- [OBJECTIVE]:
From the listing that follows, output everything exactly except the pictures.

- [SUPPLIED DATA]:
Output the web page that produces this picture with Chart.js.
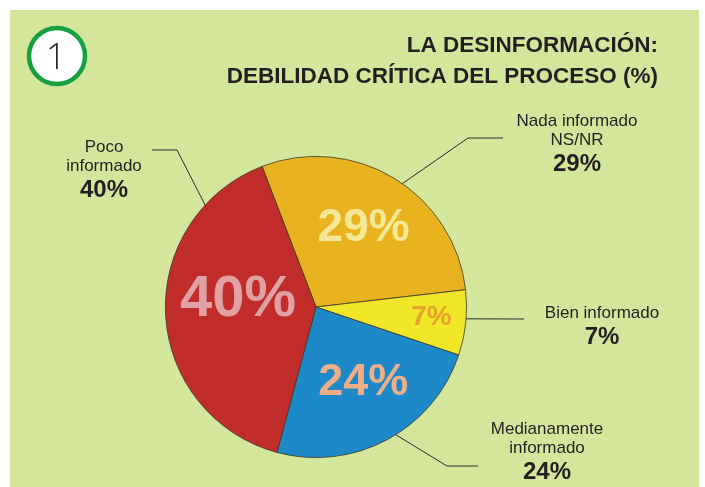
<!DOCTYPE html>
<html>
<head>
<meta charset="utf-8">
<script src="https://cdn.jsdelivr.net/npm/chart.js@4.4.1/dist/chart.umd.min.js"></script>
<style>
  html, body { margin: 0; padding: 0; background: #ffffff; }
  #wrap { width: 705px; height: 487px; position: relative; }
</style>
</head>
<body>
<div id="wrap"><canvas id="pieChart" width="705" height="487"></canvas></div>
<script>
// data
const categories = ["Nada informado NS/NR", "Bien informado", "Medianamente informado", "Poco informado"];
const values = [29, 7, 24, 40];
const sliceColors = ["#e9b31f", "#f1e627", "#1d89c9", "#c02d2a"];
const innerLabelColors = ["#f4e894", "#e2a42a", "#eeae8a", "#dfa1a3"];
const outsideLines = [["Nada informado", "NS/NR"], ["Bien informado"], ["Medianamente", "informado"], ["Poco", "informado"]];

// layout for the annotations (text anchors and leader elbows)
const innerPlace = [
  { frac: 0.61, shift: 0, size: 46 },
  { frac: 0.77, shift: -1, size: 28 },
  { frac: 0.59, shift: -4, size: 45 },
  { frac: 0.52, shift: 8, size: 58 }
];
const outsidePlace = [
  { x: 577, y: 126, elbow: [[503, 138], [468, 138]], edge: 35 },
  { x: 602, y: 318, elbow: [[524, 319]], edge: 94.5 },
  { x: 547, y: 434, elbow: [[478, 466], [447, 466]], edge: 148 },
  { x: 104, y: 152, elbow: [[152, 150], [177, 150]], edge: 312.6 }
];

const FONT = "'Liberation Sans', Arial, sans-serif";

const decorPlugin = {
  id: "decor",
  beforeDraw(chart) {
    const ctx = chart.ctx;
    ctx.save();
    ctx.fillStyle = "#ffffff";
    ctx.fillRect(0, 0, chart.width, chart.height);
    ctx.fillStyle = "#d4e69c";
    ctx.fillRect(10, 10, 689, 477);
    ctx.restore();
  },
  afterDraw(chart) {
    const ctx = chart.ctx;
    const arcs = chart.getDatasetMeta(0).data;
    const cx = arcs[0].x, cy = arcs[0].y, r = arcs[0].outerRadius;
    ctx.save();

    // number badge
    ctx.beginPath();
    ctx.arc(57, 56, 28, 0, Math.PI * 2);
    ctx.fillStyle = "#ffffff";
    ctx.fill();
    ctx.lineWidth = 4.5;
    ctx.strokeStyle = "#16a040";
    ctx.stroke();
    ctx.fillStyle = "#2a2a2a";
    ctx.font = "300 36px 'Open Sans', " + FONT;
    ctx.textAlign = "center";
    ctx.textBaseline = "alphabetic";
    ctx.fillText("1", 56, 69);

    // title
    ctx.fillStyle = "#231f20";
    ctx.textAlign = "right";
    ctx.font = "bold 22.5px " + FONT;
    ctx.fillText("LA DESINFORMACIÓN:", 658, 52);
    ctx.fillText("DEBILIDAD CRÍTICA DEL PROCESO (%)", 658, 83);

    // inner percentages
    arcs.forEach((arc, i) => {
      const p = innerPlace[i];
      const mid = (arc.startAngle + arc.endAngle) / 2 + p.shift * Math.PI / 180;
      const d = r * p.frac;
      const x = cx + Math.cos(mid) * d;
      const y = cy + Math.sin(mid) * d;
      ctx.font = "bold " + p.size + "px " + FONT;
      ctx.fillStyle = innerLabelColors[i];
      ctx.textAlign = "center";
      ctx.textBaseline = "middle";
      ctx.fillText(values[i] + "%", x, y);
    });

    // outside labels and leader lines
    ctx.strokeStyle = "#2b2b2b";
    ctx.lineWidth = 1;
    outsidePlace.forEach((o, i) => {
      const a = (o.edge - 90) * Math.PI / 180;
      ctx.beginPath();
      ctx.moveTo(o.elbow[0][0], o.elbow[0][1]);
      for (let k = 1; k < o.elbow.length; k++) ctx.lineTo(o.elbow[k][0], o.elbow[k][1]);
      ctx.lineTo(cx + Math.cos(a) * r, cy + Math.sin(a) * r);
      ctx.stroke();

      ctx.textAlign = "center";
      ctx.textBaseline = "alphabetic";
      ctx.fillStyle = "#231f20";
      ctx.font = "17px " + FONT;
      let y = o.y;
      outsideLines[i].forEach((t) => {
        ctx.fillText(t, o.x, y);
        y += 19;
      });
      ctx.font = "bold 24px " + FONT;
      ctx.fillText(values[i] + "%", o.x, y + 7);
    });

    ctx.restore();
  }
};

new Chart(document.getElementById("pieChart"), {
  type: "pie",
  data: {
    labels: categories,
    datasets: [{
      data: values,
      backgroundColor: sliceColors,
      borderColor: "#3a3a2a",
      borderWidth: 0.8
    }]
  },
  options: {
    responsive: false,
    animation: false,
    rotation: -21,
    layout: { padding: { left: 165, right: 238, top: 156, bottom: 29 } },
    plugins: {
      legend: { display: false },
      tooltip: { enabled: false }
    }
  },
  plugins: [decorPlugin]
});
</script>
</body>
</html>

- [WRITTEN RESPONSE]:
Output the web page that produces this picture with Chart.js.
<!DOCTYPE html>
<html>
<head>
<meta charset="utf-8">
<script src="https://cdn.jsdelivr.net/npm/chart.js@4.4.1/dist/chart.umd.min.js"></script>
<style>
  html, body { margin: 0; padding: 0; background: #ffffff; }
  #wrap { width: 705px; height: 487px; position: relative; }
</style>
</head>
<body>
<div id="wrap"><canvas id="pieChart" width="705" height="487"></canvas></div>
<script>
// data
const categories = ["Nada informado NS/NR", "Bien informado", "Medianamente informado", "Poco informado"];
const values = [29, 7, 24, 40];
const sliceColors = ["#e9b31f", "#f1e627", "#1d89c9", "#c02d2a"];
const innerLabelColors = ["#f4e894", "#e2a42a", "#eeae8a", "#dfa1a3"];
const outsideLines = [["Nada informado", "NS/NR"], ["Bien informado"], ["Medianamente", "informado"], ["Poco", "informado"]];

// layout for the annotations (text anchors and leader elbows)
const innerPlace = [
  { frac: 0.61, shift: 0, size: 46 },
  { frac: 0.77, shift: -1, size: 28 },
  { frac: 0.59, shift: -4, size: 45 },
  { frac: 0.52, shift: 8, size: 58 }
];
const outsidePlace = [
  { x: 577, y: 126, elbow: [[503, 138], [468, 138]], edge: 35 },
  { x: 602, y: 318, elbow: [[524, 319]], edge: 94.5 },
  { x: 547, y: 434, elbow: [[478, 466], [447, 466]], edge: 148 },
  { x: 104, y: 152, elbow: [[152, 150], [177, 150]], edge: 312.6 }
];

const FONT = "'Liberation Sans', Arial, sans-serif";

const decorPlugin = {
  id: "decor",
  beforeDraw(chart) {
    const ctx = chart.ctx;
    ctx.save();
    ctx.fillStyle = "#ffffff";
    ctx.fillRect(0, 0, chart.width, chart.height);
    ctx.fillStyle = "#d4e69c";
    ctx.fillRect(10, 10, 689, 477);
    ctx.restore();
  },
  afterDraw(chart) {
    const ctx = chart.ctx;
    const arcs = chart.getDatasetMeta(0).data;
    const cx = arcs[0].x, cy = arcs[0].y, r = arcs[0].outerRadius;
    ctx.save();

    // number badge
    ctx.beginPath();
    ctx.arc(57, 56, 28, 0, Math.PI * 2);
    ctx.fillStyle = "#ffffff";
    ctx.fill();
    ctx.lineWidth = 4.5;
    ctx.strokeStyle = "#16a040";
    ctx.stroke();
    ctx.fillStyle = "#2a2a2a";
    ctx.font = "300 36px 'Open Sans', " + FONT;
    ctx.textAlign = "center";
    ctx.textBaseline = "alphabetic";
    ctx.fillText("1", 56, 69);

    // title
    ctx.fillStyle = "#231f20";
    ctx.textAlign = "right";
    ctx.font = "bold 22.5px " + FONT;
    ctx.fillText("LA DESINFORMACIÓN:", 658, 52);
    ctx.fillText("DEBILIDAD CRÍTICA DEL PROCESO (%)", 658, 83);

    // inner percentages
    arcs.forEach((arc, i) => {
      const p = innerPlace[i];
      const mid = (arc.startAngle + arc.endAngle) / 2 + p.shift * Math.PI / 180;
      const d = r * p.frac;
      const x = cx + Math.cos(mid) * d;
      const y = cy + Math.sin(mid) * d;
      ctx.font = "bold " + p.size + "px " + FONT;
      ctx.fillStyle = innerLabelColors[i];
      ctx.textAlign = "center";
      ctx.textBaseline = "middle";
      ctx.fillText(values[i] + "%", x, y);
    });

    // outside labels and leader lines
    ctx.strokeStyle = "#2b2b2b";
    ctx.lineWidth = 1;
    outsidePlace.forEach((o, i) => {
      const a = (o.edge - 90) * Math.PI / 180;
      ctx.beginPath();
      ctx.moveTo(o.elbow[0][0], o.elbow[0][1]);
      for (let k = 1; k < o.elbow.length; k++) ctx.lineTo(o.elbow[k][0], o.elbow[k][1]);
      ctx.lineTo(cx + Math.cos(a) * r, cy + Math.sin(a) * r);
      ctx.stroke();

      ctx.textAlign = "center";
      ctx.textBaseline = "alphabetic";
      ctx.fillStyle = "#231f20";
      ctx.font = "17px " + FONT;
      let y = o.y;
      outsideLines[i].forEach((t) => {
        ctx.fillText(t, o.x, y);
        y += 19;
      });
      ctx.font = "bold 24px " + FONT;
      ctx.fillText(values[i] + "%", o.x, y + 7);
    });

    ctx.restore();
  }
};

new Chart(document.getElementById("pieChart"), {
  type: "pie",
  data: {
    labels: categories,
    datasets: [{
      data: values,
      backgroundColor: sliceColors,
      borderColor: "#3a3a2a",
      borderWidth: 0.8
    }]
  },
  options: {
    responsive: false,
    animation: false,
    rotation: -21,
    layout: { padding: { left: 165, right: 238, top: 156, bottom: 29 } },
    plugins: {
      legend: { display: false },
      tooltip: { enabled: false }
    }
  },
  plugins: [decorPlugin]
});
</script>
</body>
</html>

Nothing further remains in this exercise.